Events from the 6th century in England.

Events
 c. 500
 Angles colonise the North Sea and Humber coastal areas, particularly around Holderness.
 501
 Port and his sons, Bieda and Mægla,  arrive at modern-day Portsmouth.
 519
 Cerdic founds the Kingdom of Wessex.
 527
 Foundation of the Kingdom of Essex.
 536
 The Extreme weather events of 535–536 likely caused a great famine and decline in population.
 547
 Angles under Ida conquer a Celtic area called Bryneich, founding the Kingdom of Bernicia.
 549
 A great plague causes much population loss.
 550
 Gildas completes his post-Roman history On the Destruction of Britain.
 560
 Angles conquer eastern Yorkshire and the British kingdom of Ebrauc, and establish the Kingdom of Deira.
 571
 Foundation of the Kingdom of East Anglia.

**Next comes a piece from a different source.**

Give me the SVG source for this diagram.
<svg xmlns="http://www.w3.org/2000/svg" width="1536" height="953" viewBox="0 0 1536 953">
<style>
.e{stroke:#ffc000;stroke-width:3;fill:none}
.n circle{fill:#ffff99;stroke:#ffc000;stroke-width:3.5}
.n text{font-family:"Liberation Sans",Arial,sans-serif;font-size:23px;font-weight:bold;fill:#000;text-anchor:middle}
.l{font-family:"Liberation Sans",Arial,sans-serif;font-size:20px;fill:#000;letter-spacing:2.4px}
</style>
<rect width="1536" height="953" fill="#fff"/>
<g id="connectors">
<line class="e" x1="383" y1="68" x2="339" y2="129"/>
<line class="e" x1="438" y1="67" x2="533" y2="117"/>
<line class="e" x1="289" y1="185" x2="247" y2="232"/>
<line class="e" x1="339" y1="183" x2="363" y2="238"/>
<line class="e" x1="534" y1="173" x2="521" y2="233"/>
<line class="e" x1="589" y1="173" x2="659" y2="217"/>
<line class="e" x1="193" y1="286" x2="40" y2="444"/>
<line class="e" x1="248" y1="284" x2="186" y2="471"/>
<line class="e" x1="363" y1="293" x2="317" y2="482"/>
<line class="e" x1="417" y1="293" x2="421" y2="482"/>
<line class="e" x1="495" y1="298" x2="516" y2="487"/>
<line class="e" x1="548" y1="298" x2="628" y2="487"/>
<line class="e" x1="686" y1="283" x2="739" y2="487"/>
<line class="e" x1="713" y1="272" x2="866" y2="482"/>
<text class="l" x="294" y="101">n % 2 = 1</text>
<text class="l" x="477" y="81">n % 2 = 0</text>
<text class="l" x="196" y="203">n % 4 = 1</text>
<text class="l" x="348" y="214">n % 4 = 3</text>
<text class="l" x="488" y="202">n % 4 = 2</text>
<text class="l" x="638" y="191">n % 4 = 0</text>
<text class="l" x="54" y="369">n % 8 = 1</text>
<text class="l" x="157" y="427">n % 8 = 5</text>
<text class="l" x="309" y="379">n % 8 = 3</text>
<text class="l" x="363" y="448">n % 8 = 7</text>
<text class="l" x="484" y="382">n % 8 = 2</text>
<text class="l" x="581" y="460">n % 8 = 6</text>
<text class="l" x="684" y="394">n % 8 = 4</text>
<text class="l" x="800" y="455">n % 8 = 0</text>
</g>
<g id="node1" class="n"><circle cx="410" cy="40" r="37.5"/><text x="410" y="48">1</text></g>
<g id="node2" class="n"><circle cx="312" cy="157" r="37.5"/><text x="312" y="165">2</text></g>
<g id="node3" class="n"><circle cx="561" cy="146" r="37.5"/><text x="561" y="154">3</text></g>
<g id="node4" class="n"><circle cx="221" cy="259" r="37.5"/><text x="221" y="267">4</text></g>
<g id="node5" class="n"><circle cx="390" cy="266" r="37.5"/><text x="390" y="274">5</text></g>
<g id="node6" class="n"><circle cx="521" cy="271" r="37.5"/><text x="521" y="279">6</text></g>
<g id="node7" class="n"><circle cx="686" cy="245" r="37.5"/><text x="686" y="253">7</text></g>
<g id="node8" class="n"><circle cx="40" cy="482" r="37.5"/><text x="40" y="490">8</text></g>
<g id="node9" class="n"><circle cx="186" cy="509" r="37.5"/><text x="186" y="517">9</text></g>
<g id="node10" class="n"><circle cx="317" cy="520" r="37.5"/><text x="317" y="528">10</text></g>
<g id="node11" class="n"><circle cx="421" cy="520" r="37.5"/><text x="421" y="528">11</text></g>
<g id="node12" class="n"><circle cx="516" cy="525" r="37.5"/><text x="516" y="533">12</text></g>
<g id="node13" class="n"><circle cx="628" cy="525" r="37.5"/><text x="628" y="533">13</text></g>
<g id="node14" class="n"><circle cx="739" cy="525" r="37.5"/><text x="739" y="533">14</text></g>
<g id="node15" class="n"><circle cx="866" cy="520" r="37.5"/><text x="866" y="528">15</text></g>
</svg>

Battle of Bedcanford: Cuthwulf captures Limbury,  Aylesbury, Benson, and Eynsham.
 577
 Battle of Deorham: Ceawlin of Wessex captures Gloucester, Cirencester and Bath from the British, expanding his kingdom to the west.
 581
 Ælla enlarges the Kingdom of Deira.
 584
 Battle of Fethanleag, perhaps at Stoke Lyne in Oxfordshire: Ceawlin and Cutha fight against the Britons; the latter is killed and the former returns to his kingdom.
 585
 Foundation of the Kingdom of Mercia.
 590
 Elmet joins an alliance of Celtic kingdoms against the expanding Angles of Bernicia.
Urien of Rheged murdered.
 597
Augustine leads a papal mission to Britain, converts Kent to Christianity, becomes the first Bishop of Canterbury and founds the predecessor of The King's School, Canterbury.
 598
 Traditional foundation date of St Augustine's Abbey, Canterbury.
 c. 600
 Battle of Catraeth (perhaps Catterick, North Yorkshire): Northumbria defeats an invasion by a combined force from Wales and Lothian.
 Possible foundation date of Repton Abbey.